### Challenge
In the listing below, identify each line with the word "document" and return those lines.
--------------------------------
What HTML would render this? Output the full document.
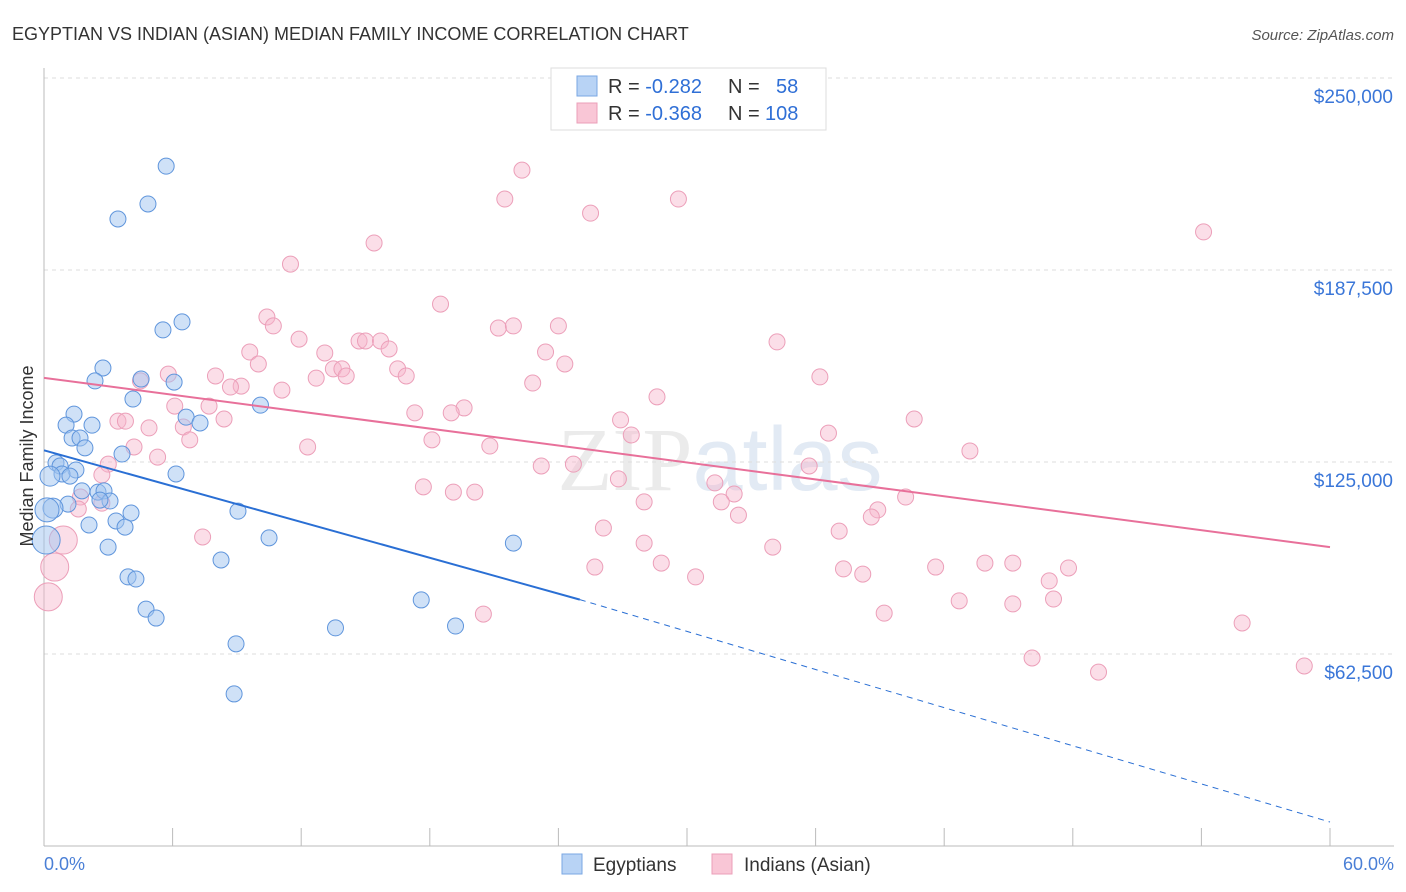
<!DOCTYPE html>
<html><head><meta charset="utf-8"><style>
body{margin:0;background:#fff;font-family:"Liberation Sans",sans-serif;}
svg{display:block}
</style></head><body>
<svg id="chart" width="1406" height="892" xmlns="http://www.w3.org/2000/svg">
<text x="12" y="40" font-size="18" fill="#333">EGYPTIAN VS INDIAN (ASIAN) MEDIAN FAMILY INCOME CORRELATION CHART</text>
<text x="1394" y="40" font-size="15" fill="#555" text-anchor="end" font-style="italic">Source: ZipAtlas.com</text>
<text x="720" y="490" font-size="90" fill="#ebebeb" text-anchor="middle" font-family="Liberation Serif">ZIP<tspan fill="#e2eaf4" font-family="Liberation Sans">atlas</tspan></text>
<g id="grid"></g><g id="axes"></g><g id="pts"></g><g id="lines"></g>
<text transform="translate(33,456) rotate(-90)" font-size="18" fill="#333" text-anchor="middle">Median Family Income</text>
<text x="44" y="870" font-size="18" fill="#4a7fd6">0.0%</text>
<text x="1394" y="870" font-size="18" fill="#4a7fd6" text-anchor="end">60.0%</text>
<g>
<rect x="551" y="68" width="275" height="62" fill="#fff" stroke="#ddd"/>
<rect x="577" y="76" width="20" height="20" fill="#b8d3f5" stroke="#7aa7e3"/>
<rect x="577" y="103" width="20" height="20" fill="#f9c6d6" stroke="#eb9fb8"/>
<text x="608" y="93" font-size="20" fill="#333">R = <tspan fill="#2f6fd6">-0.282</tspan><tspan x="728">N =</tspan><tspan x="776" fill="#2f6fd6">58</tspan></text>
<text x="608" y="120" font-size="20" fill="#333">R = <tspan fill="#2f6fd6">-0.368</tspan><tspan x="728">N =</tspan><tspan x="765" fill="#2f6fd6">108</tspan></text>
</g>
<g>
<rect x="562" y="854" width="20" height="20" fill="#b8d3f5" stroke="#7aa7e3"/>
<text x="593" y="871" font-size="19" fill="#333">Egyptians</text>
<rect x="712" y="854" width="20" height="20" fill="#f9c6d6" stroke="#eb9fb8"/>
<text x="744" y="871" font-size="19" fill="#333">Indians (Asian)</text>
</g>
</svg>
<script>
const yTicks=[62500,125000,187500,250000];
const yTickLabels=["$62,500","$125,000","$187,500","$250,000"];
const xTicks=[0,6,12,18,24,30,36,42,48,54,60];
const blueX=[5.7,4.85,3.45,6.44,5.55,2.75,2.38,4.53,6.07,4.15,10.1,1.4,6.63,7.28,1.03,2.24,1.31,1.68,1.91,3.64,0.56,0.75,1.49,0.84,1.21,0.28,6.16,1.77,2.52,2.8,1.12,3.08,2.61,0.42,0.14,4.06,9.05,3.36,3.78,2.1,2.99,10.5,21.9,8.26,3.92,4.29,17.6,4.76,5.23,13.6,19.2,8.96,8.87,0.1];
const blueY=[221.3,209,204.1,170.6,168,155.6,151.4,152,151,145.5,143.5,140.6,139.6,137.7,137,137,132.8,132.8,129.6,127.6,124.7,123.7,122.4,121.1,120.4,120.4,121.1,115.6,115.2,115.6,111.3,112.3,112.6,110,109.4,108.4,109,105.8,103.8,104.5,97.3,100.3,98.6,93.1,87.6,86.9,80.1,77.1,74.2,71,71.6,65.8,49.5,99.6];
const blueR=[8,8,8,8,8,8,8,8,8,8,8,8,8,8,8,8,8,8,8,8,8,8,8,8,8,10,8,8,8,8,8,8,8,10,12,8,8,8,8,8,8,8,8,8,8,8,8,8,8,8,8,8,8,14];
const pinkX=[22.3,29.6,21.5,25.5,54.1,15.4,11.5,18.5,10.4,10.7,21.2,21.9,24.0,11.9,14.7,15.0,15.7,34.2,16.1,9.6,13.1,23.4,10.0,24.3,13.5,13.9,16.5,5.8,8.0,14.1,16.9,12.7,36.2,4.5,9.2,8.7,22.8,11.1,28.6,6.1,7.7,19.6,17.3,19.0,8.4,3.45,3.8,26.9,40.6,4.9,6.5,27.4,36.6,6.8,18.1,12.3,20.8,4.2,43.2,5.3,3.0,23.2,24.7,35.7,2.7,26.8,31.3,17.7,19.1,20.1,32.2,40.2,1.7,31.6,28.0,2.7,1.6,38.9,32.4,38.6,26.1,37.1,7.4,28.0,34.0,45.2,43.9,28.8,25.7,41.6,47.8,37.3,38.2,30.4,46.9,47.1,42.7,45.2,39.2,20.5,55.9,46.1,58.8,49.2,0.9,0.5,0.2];
const pinkY=[220,210.6,210.6,206,199.9,196.3,189.4,176.4,172.2,169.3,168.6,169.3,169.3,165,164.4,164.4,164.4,164.1,161.8,160.8,160.5,160.8,156.9,156.9,155.3,155.3,155.3,153.6,153,153,153,152.3,152.7,151.4,149.7,149.4,150.7,148.4,146.2,143.2,143.2,142.6,141,141,139,138.3,138.3,138.7,139,136.1,136.4,133.8,134.4,132.2,132.2,129.9,130.2,129.9,128.6,126.6,124.3,123.7,124.3,123.7,120.8,119.5,118.2,116.9,115.2,115.2,114.6,113.6,113.6,112,112,111.6,109.7,109.4,107.7,107.1,103.5,102.5,100.6,98.6,97.3,92.1,92.1,92.1,90.8,90.8,90.5,90.2,88.5,87.6,86.3,80.4,79.8,78.8,75.8,75.5,72.6,61.2,58.6,56.6,99.6,90.8,81.1];
const pinkR=pinkX.map((_,i)=>i>=pinkX.length-3?14:8);
const blueTrend=[[0,128.8],[25,80.2]], blueDash=[[25,80.2],[60,7.8]];
const pinkTrend=[[0,152.4],[60,97.3]];
const X=p=>44+p*(1286/60), Y=v=>846-v/62500*192;
const Yk=k=>Y(k*1000);
const NS="http://www.w3.org/2000/svg";
function mk(t,a,p){const e=document.createElementNS(NS,t);for(const k in a)e.setAttribute(k,a[k]);p.appendChild(e);return e;}
const grid=document.getElementById('grid'),axes=document.getElementById('axes'),pts=document.getElementById('pts'),lines=document.getElementById('lines');
yTicks.forEach((v,i)=>{
 const l=mk('line',{x1:44,x2:1394,y1:Y(v),y2:Y(v),stroke:'#ddd','stroke-dasharray':'4,4'},grid);
 
 
 const t=mk('text',{x:1393,y:Y(v)+25,'font-size':19,fill:'#3a76d8','text-anchor':'end'},grid);
 t.textContent=yTickLabels[i];
 
 
});
const ax=mk('line',{x1:44,x2:1394,y1:846,y2:846,stroke:'#bbb'},axes);


const ay=mk('line',{x1:44,x2:44,y1:68,y2:846,stroke:'#bbb'},axes);


xTicks.forEach(p=>{
 const t=mk('line',{x1:X(p),x2:X(p),y1:828,y2:846,stroke:'#bbb'},axes);
 
 
});
pinkX.forEach((p,i)=>{
 const c=mk('circle',{cx:X(p),cy:Yk(pinkY[i]),r:pinkR[i],fill:'rgba(246,182,203,0.45)',stroke:'#ec9fb9','stroke-width':1},pts);
 
 
});
blueX.forEach((p,i)=>{
 const c=mk('circle',{cx:X(p),cy:Yk(blueY[i]),r:blueR[i],fill:'rgba(160,196,240,0.5)',stroke:'#5f95dc','stroke-width':1},pts);
 
 
});
const pl=mk('line',{x1:X(pinkTrend[0][0]),y1:Yk(pinkTrend[0][1]),x2:X(pinkTrend[1][0]),y2:Yk(pinkTrend[1][1]),stroke:'#e8709a','stroke-width':2},lines);


const bl=mk('line',{x1:X(blueTrend[0][0]),y1:Yk(blueTrend[0][1]),x2:X(blueTrend[1][0]),y2:Yk(blueTrend[1][1]),stroke:'#2a6fd4','stroke-width':2},lines);


const bd=mk('line',{x1:X(blueDash[0][0]),y1:Yk(blueDash[0][1]),x2:X(blueDash[1][0]),y2:Yk(blueDash[1][1]),stroke:'#2a6fd4','stroke-width':1,'stroke-dasharray':'6,5'},lines);


</script>
</body></html>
--------------------------------
### The answer
What HTML would render this? Output the full document.
function mk(t,a,p){const e=document.createElementNS(NS,t);for(const k in a)e.setAttribute(k,a[k]);p.appendChild(e);return e;}
const grid=document.getElementById('grid'),axes=document.getElementById('axes'),pts=document.getElementById('pts'),lines=document.getElementById('lines');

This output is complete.